D’un christianisme d’appartenance à l’expérience du Christ
Avec ce temps du Carême dans lequel nous entrons, les chrétiens vont, pendant quelques semaines, s’efforcer d’accorder une importance renouvelée à un ensemble de pratiques, de croyances, dont ils sont les héritiers. Ils se rendront plus fréquemment peut-être à l’église, renoueront avec une plus grande régularité avec la récitation de leurs prières, et se priveront un peu pour pouvoir plus aisément partager avec les plus pauvres. Nous nous dirons alors que le christianisme n’est pas encore tout à fait moribond, et ce sera pour nous, source d’un peu de consolation. Si un journaliste ou un sociologue, menant une enquête de terrain demande à un échantillon de population de se positionner au regard de son appartenance religieuse, un nombre encore significatif de personnes dira sa référence au christianisme. Certains diront même peut-être que les valeurs chrétiennes ou judéo-chrétiennes, sont le socle de leur vision de l’homme et de sa place dans la société. Cependant, il y a fort à parier que très peu d’entre eux s’expriment en terme d’expérience spirituelle, de relation personnelle avec le Christ.

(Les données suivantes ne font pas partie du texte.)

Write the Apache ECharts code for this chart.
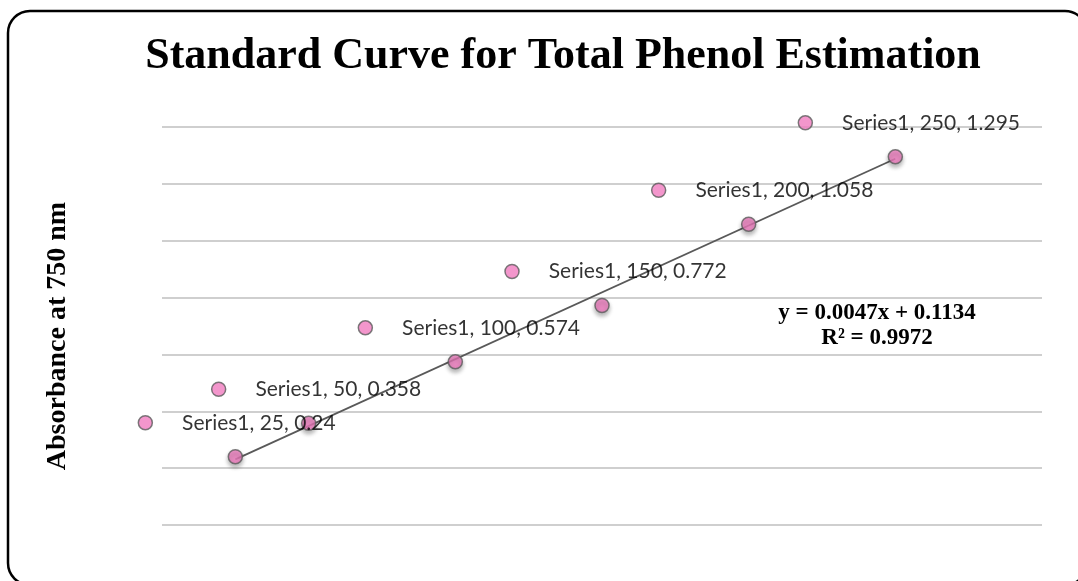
<!DOCTYPE html>
<html>
<head>
<meta charset="utf-8">
<script src="https://cdn.jsdelivr.net/npm/echarts@6/dist/echarts.min.js"></script>
<style>
  html, body { margin: 0; padding: 0; background: #fff; }
  #main { width: 1078px; height: 581px; }
</style>
</head>
<body>
<div id="main"></div>
<script>
// concentration (x) and absorbance (y)
const concentrations = [25, 50, 100, 150, 200, 250];
const absorbances = [0.24, 0.358, 0.574, 0.772, 1.058, 1.295];
const seriesName = 'Series1';

// linear trendline as printed on the chart
const slope = 0.0047;
const intercept = 0.1134;
const trendText = ['y = 0.0047x + 0.1134', 'R² = 0.9972'];

const points = concentrations.map((c, i) => [c, absorbances[i]]);
const xFirst = concentrations[0];
const xLast = concentrations[concentrations.length - 1];
const trendPoints = [[xFirst, slope * xFirst + intercept], [xLast, slope * xLast + intercept]];

const pink = '#f07cbf';
const rim = '#5b5b5b';
const serif = '"Liberation Serif", "Times New Roman", serif';

const chart = echarts.init(document.getElementById('main'));
chart.setOption({
  backgroundColor: '#fff',
  animation: false,
  grid: { left: 162, right: 36, top: 127, bottom: 56 },
  xAxis: {
    type: 'value', min: 0, max: 300,
    axisLine: { show: false }, axisTick: { show: false },
    axisLabel: { show: false }, splitLine: { show: false }
  },
  yAxis: {
    type: 'value', min: 0, max: 1.4, interval: 0.2,
    axisLine: { show: false }, axisTick: { show: false }, axisLabel: { show: false },
    splitLine: { lineStyle: { color: '#bfbfbf', width: 1.5 } }
  },
  series: [
    {
      name: 'trend',
      type: 'line',
      data: trendPoints,
      showSymbol: false,
      lineStyle: { color: '#595959', width: 1.8 },
      z: 3
    },
    {
      name: seriesName,
      type: 'scatter',
      data: points,
      symbolSize: 14,
      itemStyle: {
        color: pink, borderColor: rim, borderWidth: 1.5,
        shadowBlur: 4, shadowOffsetY: 3, shadowColor: 'rgba(0,0,0,0.35)'
      },
      z: 4
    },
    {
      name: seriesName + ' labels',
      type: 'scatter',
      data: points,
      symbolSize: 14,
      symbolOffset: [-90, -34],
      itemStyle: { color: pink, borderColor: rim, borderWidth: 1.5 },
      label: {
        show: true,
        position: 'right',
        distance: 29,
        fontFamily: 'Lato',
        fontSize: 21,
        color: '#000',
        formatter: p => seriesName + ', ' + p.value[0] + ', ' + p.value[1]
      },
      z: 5
    }
  ],
  graphic: [
    {
      type: 'rect',
      shape: { x: 8, y: 11, width: 1079, height: 574, r: 22 },
      style: { fill: 'none', stroke: '#000', lineWidth: 2.5 },
      silent: true
    },
    {
      type: 'text',
      x: 563, y: 57,
      style: {
        text: 'Standard Curve for Total Phenol Estimation',
        align: 'center', verticalAlign: 'middle',
        font: 'bold 44px ' + serif, fill: '#000'
      }
    },
    {
      type: 'text',
      x: 58, y: 336, rotation: Math.PI / 2,
      style: {
        text: 'Absorbance at 750 nm',
        align: 'center', verticalAlign: 'middle',
        font: 'bold 28px ' + serif, fill: '#000'
      }
    },
    {
      type: 'text',
      x: 877, y: 313,
      style: {
        text: trendText[0],
        align: 'center', verticalAlign: 'middle',
        font: 'bold 23px ' + serif, fill: '#000'
      }
    },
    {
      type: 'text',
      x: 877, y: 338,
      style: {
        text: trendText[1],
        align: 'center', verticalAlign: 'middle',
        font: 'bold 23px ' + serif, fill: '#000'
      }
    }
  ]
});
</script>
</body>
</html>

Or, ce qui subsistera du christianisme, ce qui constitue et constituera toujours son « à-venir », en des temps de grand chaos civilisationnel comme celui que nous traversons, a sa source non pas dans des habitudes de vie à tenter de préserver, mais dans une expérience relationnelle avec celui que les chrétiens reconnaissent comme leur Seigneur. Avec Dominique Collin, relisant Kierkegaard (« Le christianisme n’existe pas encore »), nous dirons qu’il convient de passer de l’appartenance à l’expérience. Ou comme le disait le Pape Benoît XVI, dans « Deus caritas est », qu’il est important de prendre conscience qu’« à l’origine du fait d’être chrétien il n’y a pas une décision éthique ou une grande idée, mais la rencontre avec un événement, avec une Personne, qui donne à la vie un nouvel horizon et par là son orientation décisive ».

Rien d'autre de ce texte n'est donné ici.